The subject of a cancer patient being selfish came up and I had to agree that Cathy is sometimes selfish. I also have to say that most people have no idea how they will react to a terminal cancer diagnosis until it happens. A standard cancer diagnosis is enough to send a person into uncharted territory emotionally. I feel selfish on the days I don’t feel well and want to be left alone in my misery. Maybe it’s the opposite, I don’t know. I don’t want others to feel bad because I’m lying on the sofa and am struggling to eat. I don’t want them to feel like they have to wait on me or drop everything in order to stare at me while I feel nauseous and unable to eat.
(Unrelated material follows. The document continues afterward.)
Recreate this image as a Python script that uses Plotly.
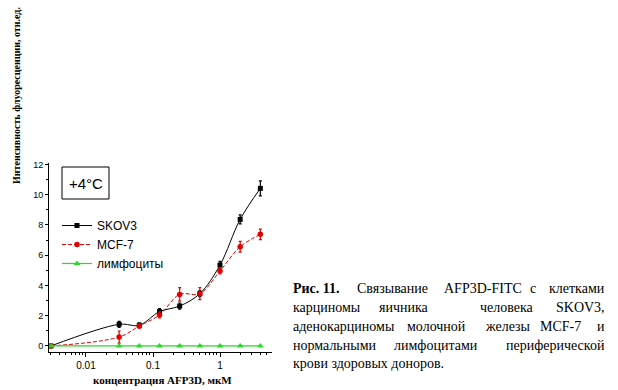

I appreciate those who check in and want to care for me, but I also like feeling like I’m practicing self-care by doing what I can myself.

It’s also crucial to have a support system and not be so stubbornly independent that you are incapable of accepting help. Cathy does many things on her own, but at the heart of it all, she has her family. I have friends and family that are here for me and are supporting me 110% of the way. It’s been interesting for me to have had four different friends take me to chemo, with costumes and such to make it fun. It’s nice that they want to be there and see what I go through every week. They have met my doctor and those tending to my health needs, seen how my port is accessed, and sat with me while I sleep or Facebook or eat in my chemo chair of the week. I felt bad at first, but then I realized they want to be there for me, with me. It’s been an interesting experience and I’ve enjoyed it. I am grateful.

Cathy’s family and an uninvited extra guest.

When relationships and situations deteriorate on a tv show, it is easy to say that you know what the characters should do to make things better. In our own lives, we tend to not have all of the answers and sometimes think it’s easier to walk away instead of trying to work on saving the relationship. Unlike Cathy, my spouse is essential to my care and survival. I’m not saying I couldn’t survive without her, I could. I would be missing out on the feeling of security she gives me. I know I can tell her I just don’t feel good or want to hide for days, moving between my bed and sofa, doing little in between. Unlike the tv characters, we are able to work through all of this without affairs, disagreements, lying, and so on. Even though I may be facing a shorter than expected life span, we keep talking about the future and the road ahead of us. It’s very comforting.

In season one Andrea, one of Cathy’s high school students, tells her “I, for one, think you’re a pretty brave bitch.” She even makes a custom shirt for Cathy that is bedazzled with “brave bitch” on it. I love that. To face this kind of illness head-on does force you to be brave. I, like Cathy, embrace the idea of being a brave bitch because I’m fighting a disease that wants to kill me and I’m trying to do it with humor, honesty, and as little complaining as possible. I know it’s only going to get worse from here through the end of my chemo and I’m owning it, or at least trying to.

Cathy’s response to her employer after she tells her to be more professional about things. It’s a response we have all wanted to give to someone at some point in our lives, and we can live vicariously through her actually doing it.